(INSTRUCTIONS TO FOLLOW): Extract the lines of the material below, beginning with the first and ending with the line that holds "import pandas as pd". Skip every picture.
-- start ENTRIES PROVIDED --
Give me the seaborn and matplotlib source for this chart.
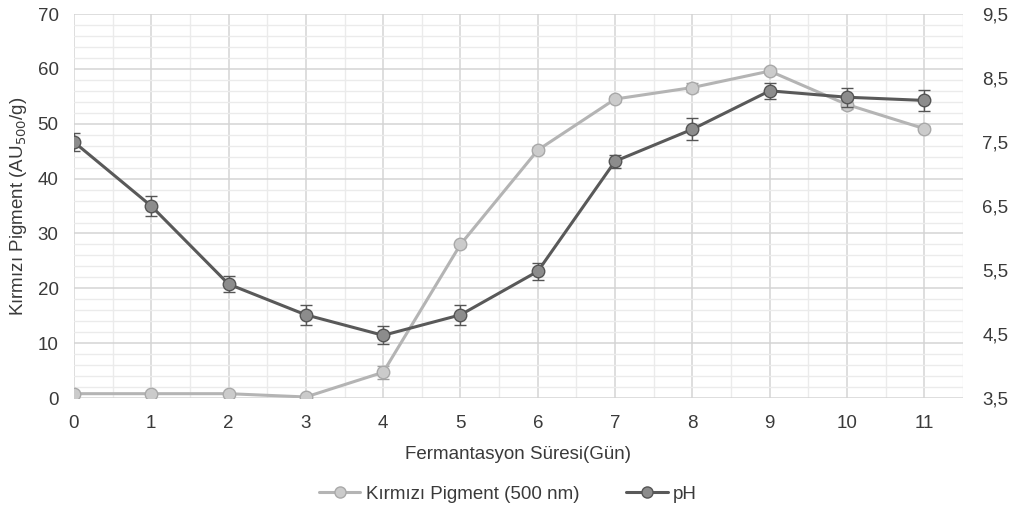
import matplotlib
matplotlib.use("Agg")
import matplotlib.pyplot as plt
from matplotlib.ticker import MultipleLocator, FixedLocator
from matplotlib.lines import Line2D
import seaborn as sns
import pandas as pd

days = [0, 1, 2, 3, 4, 5, 6, 7, 8, 9, 10, 11]
pigment = [0.8, 0.8, 0.8, 0.2, 4.7, 28.0, 45.2, 54.5, 56.6, 59.6, 53.5, 49.1]
pigment_err = [0.3, 0.3, 0.3, 0.3, 1.2, 0.5, 0.5, 0.6, 0.8, 0.5, 0.8, 0.5]
ph = [7.5, 6.5, 5.28, 4.8, 4.48, 4.8, 5.48, 7.2, 7.7, 8.3, 8.2, 8.15]
ph_err = [0.14, 0.16, 0.13, 0.16, 0.14, 0.16, 0.13, 0.1, 0.17, 0.12, 0.15, 0.16]
left_ticks = [0, 10, 20, 30, 40, 50, 60, 70]
right_ticks = [3.5, 4.5, 5.5, 6.5, 7.5, 8.5, 9.5]
right_labels = ["3,5", "4,5", "5,5", "6,5", "7,5", "8,5", "9,5"]

sns.set_theme(style="white")
plt.rcParams['font.family'] = ['Liberation Sans', 'DejaVu Sans']

PIG_LINE = "#b4b4b4"
PIG_FACE = "#cbcbcb"
PH_LINE = "#595959"
PH_FACE = "#8c8c8c"
TXT = "#3a3a3a"

df = pd.DataFrame({"day": days, "pigment": pigment, "ph": ph})

fig = plt.figure(figsize=(10.16, 5.19), dpi=100)
ax = fig.add_axes([0.0728, 0.233, 0.875, 0.740])
ax2 = ax.twinx()

sns.lineplot(data=df, x="day", y="pigment", ax=ax, color=PIG_LINE, lw=2.2,
             marker="o", markersize=9, markerfacecolor=PIG_FACE,
             markeredgecolor="#a9a9a9", markeredgewidth=1.0, zorder=3)
ax.errorbar(days, pigment, yerr=pigment_err, fmt="none", ecolor="#a0a0a0",
            elinewidth=1.0, capsize=4, capthick=1.0, zorder=2)

sns.lineplot(data=df, x="day", y="ph", ax=ax2, color=PH_LINE, lw=2.2,
             marker="o", markersize=9, markerfacecolor=PH_FACE,
             markeredgecolor="#555555", markeredgewidth=1.0, zorder=3)
ax2.errorbar(days, ph, yerr=ph_err, fmt="none", ecolor="#555555",
             elinewidth=1.0, capsize=4, capthick=1.0, zorder=2)

ax.set_xlim(0, 11.5)
ax.set_ylim(0, 70)
ax2.set_ylim(3.5, 9.5)

ax.xaxis.set_major_locator(FixedLocator(days))
ax.xaxis.set_minor_locator(MultipleLocator(0.5))
ax.yaxis.set_major_locator(FixedLocator(left_ticks))
ax.yaxis.set_minor_locator(MultipleLocator(2))
ax.grid(which="major", color="#d4d4d4", lw=1.1)
ax.grid(which="minor", color="#ebebeb", lw=1.0)
ax.set_axisbelow(True)

ax2.set_yticks(right_ticks)
ax2.set_yticklabels(right_labels)
ax2.grid(False)

for a in (ax, ax2):
    for s in a.spines.values():
        s.set_visible(False)
    a.tick_params(axis="both", which="both", length=0, labelsize=13.5,
                  labelcolor=TXT)
ax.tick_params(axis="y", pad=11)
ax2.tick_params(axis="y", pad=14)
ax.tick_params(axis="x", pad=12)

ax.set_xlabel("Fermantasyon Süresi(Gün)", fontsize=13.5, color=TXT, labelpad=10)
ax.set_ylabel("Kırmızı Pigment (AU$_{500}$/g)", fontsize=13.5, color=TXT, labelpad=6)
ax2.set_ylabel("")

h1 = Line2D([], [], color=PIG_LINE, lw=2.2, marker="o", markersize=8,
            markerfacecolor=PIG_FACE, markeredgecolor="#a9a9a9")
h2 = Line2D([], [], color=PH_LINE, lw=2.2, marker="o", markersize=8,
            markerfacecolor=PH_FACE, markeredgecolor="#555555")
fig.legend([h1, h2], ["Kırmızı Pigment (500 nm)", "pH"], loc="center",
           bbox_to_anchor=(0.5, 0.048), ncol=2, frameon=False, fontsize=13.5,
           handlelength=2.2, columnspacing=2.5, handletextpad=0.3,
           labelcolor=TXT)

fig.savefig("out.png", dpi=100, facecolor="white")
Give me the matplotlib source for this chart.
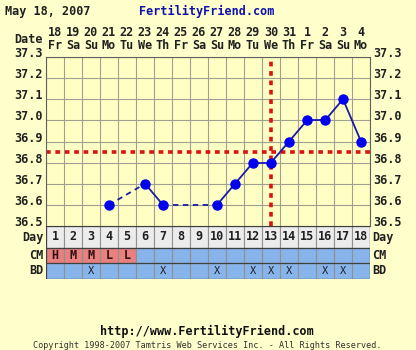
import matplotlib.pyplot as plt
import numpy as np

days = list(range(1, 19))
dates = ["18", "19", "20", "21", "22", "23", "24", "25", "26",
         "27", "28", "29", "30", "31", "1", "2", "3", "4"]
weekdays = ["Fr", "Sa", "Su", "Mo", "Tu", "We", "Th", "Fr", "Sa",
            "Su", "Mo", "Tu", "We", "Th", "Fr", "Sa", "Su", "Mo"]
temp_days = [4, 6, 7, 10, 11, 12, 13, 14, 15, 16, 17, 18]
temps = [36.6, 36.7, 36.6, 36.6, 36.7, 36.8, 36.8, 36.9, 37.0, 37.0, 37.1, 36.9]
cm = ["H", "M", "M", "L", "L"] + [""] * 13
bd_days = [3, 7, 10, 12, 13, 14, 16, 17]
coverline = 36.85
ovulation_day = 13
yticks = [36.5, 36.6, 36.7, 36.8, 36.9, 37.0, 37.1, 37.2, 37.3]

BG = "#ffffcc"
PLOT_BG = "#ffffc4"
GRID = "#a0a090"
BLUE = "#0000ee"
RED = "#dd1111"
CELL_BLUE = "#88b4ec"
CELL_PINK = "#e88080"
DAY_GRAY = "#ececec"
TXT = "#202020"
FONT = "DejaVu Sans Mono"

W, H = 416, 350
fig = plt.figure(figsize=(W / 100, H / 100), dpi=100, facecolor=BG)


def box(x0, y0, x1, y1):
    return [x0 / W, 1 - y1 / H, (x1 - x0) / W, (y1 - y0) / H]


# MAIN TEMPERATURE CHART
ax = fig.add_axes(box(46, 57, 370, 226))
ax.set_facecolor(PLOT_BG)
ax.set_xlim(0.5, 18.5)
ax.set_ylim(36.5, 37.3)
ax.set_xticks(np.arange(0.5, 19, 1))
ax.set_yticks(yticks)
ax.grid(True, color=GRID, linewidth=0.8)
ax.tick_params(length=0, labelbottom=False, labelleft=False)
for s in ax.spines.values():
    s.set_color("#606060")
    s.set_linewidth(0.8)

# segments: solid between consecutive days, dashed across gaps
for i in range(len(temp_days) - 1):
    x = temp_days[i:i + 2]
    y = temps[i:i + 2]
    style = "-" if x[1] - x[0] == 1 else (0, (3, 2.5))
    ax.plot(x, y, color="#1a1aa8", linestyle=style, linewidth=1.3, zorder=3)
ax.plot(temp_days, temps, "o", color=BLUE, markersize=6.5, zorder=4)

ax.axhline(coverline, color=RED, linestyle=(0, (1.3, 1.3)), linewidth=2.6, zorder=2)
ax.axvline(ovulation_day, color=RED, linestyle=(0, (1.3, 1.3)), linewidth=2.6, zorder=2)

for t in yticks:
    ax.text(0.3, t + 0.016, f"{t:.1f}", ha="right", va="center", fontsize=8.5,
            fontweight="bold", family=FONT, color=TXT)
    ax.text(18.7, t + 0.016, f"{t:.1f}", ha="left", va="center", fontsize=8.5,
            fontweight="bold", family=FONT, color=TXT)

# date header
for d, n, w in zip(days, dates, weekdays):
    ax.text(d, 37.3 + 0.116, n, ha="center", va="center", fontsize=8.5,
            fontweight="bold", family=FONT, color=TXT)
    ax.text(d, 37.3 + 0.054, w, ha="center", va="center", fontsize=8.5,
            fontweight="bold", family=FONT, color=TXT)
ax.text(0.3, 37.3 + 0.085, "Date", ha="right", va="center", fontsize=8.5,
        fontweight="bold", family=FONT, color=TXT)

# TABLE BELOW: Day / CM / BD rows
tab = fig.add_axes(box(46, 226, 370, 279))
tab.set_xlim(0.5, 18.5)
tab.set_ylim(0, 53)
tab.axis("off")
rows = {"Day": (31, 22), "CM": (16, 15), "BD": (0, 16)}
tab.bar(days, rows["Day"][1], bottom=rows["Day"][0], width=1, color=DAY_GRAY,
        edgecolor="#909090", linewidth=0.8)
tab.bar(days, rows["CM"][1], bottom=rows["CM"][0], width=1,
        color=[CELL_PINK if c else CELL_BLUE for c in cm], edgecolor="#909090", linewidth=0.8)
tab.bar(days, rows["BD"][1], bottom=rows["BD"][0], width=1, color=CELL_BLUE,
        edgecolor="#909090", linewidth=0.8)
for yy in (16, 31):
    tab.plot([0.5, 18.5], [yy, yy], color="#404040", linewidth=0.9)
tab.plot([0.5, 18.5, 18.5, 0.5, 0.5], [0, 0, 53, 53, 0], color="#404040", linewidth=0.9)
for d in days:
    tab.text(d, 42, str(d), ha="center", va="center", fontsize=8.5,
             fontweight="bold", family=FONT, color=TXT)
for d, c in zip(days, cm):
    if c:
        tab.text(d, 23.5, c, ha="center", va="center", fontsize=8.5,
                 fontweight="bold", family=FONT, color="#301010")
for d in bd_days:
    tab.text(d, 8, "X", ha="center", va="center", fontsize=7.5,
             family=FONT, color=TXT)
for lbl, (b, h) in rows.items():
    tab.text(0.38, b + h / 2, lbl, ha="right", va="center", fontsize=8.5,
             fontweight="bold", family=FONT, color=TXT)
    tab.text(18.62, b + h / 2, lbl, ha="left", va="center", fontsize=8.5,
             fontweight="bold", family=FONT, color=TXT)

# TITLES AND FOOTER
fig.text(5 / W, 1 - 11 / H, "May 18, 2007", ha="left", va="center", fontsize=8.5,
         fontweight="bold", family=FONT, color=TXT)
fig.text(207 / W, 1 - 11 / H, "FertilityFriend.com", ha="center", va="center",
         fontsize=8.5, fontweight="bold", family=FONT, color="#1010b0")
fig.text(207 / W, 1 - 331 / H, "http://www.FertilityFriend.com", ha="center",
         va="center", fontsize=8.5, fontweight="bold", family=FONT, color="#101010")
fig.text(207 / W, 1 - 345 / H,
         "Copyright 1998-2007 Tamtris Web Services Inc. - All Rights Reserved.",
         ha="center", va="center", fontsize=6.1, family=FONT, color="#303030")

fig.savefig("out.png", dpi=100, facecolor=BG)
-- end ENTRIES PROVIDED --
(PROBLEM SOLUTION):
Give me the seaborn and matplotlib source for this chart.
import matplotlib
matplotlib.use("Agg")
import matplotlib.pyplot as plt
from matplotlib.ticker import MultipleLocator, FixedLocator
from matplotlib.lines import Line2D
import seaborn as sns
import pandas as pd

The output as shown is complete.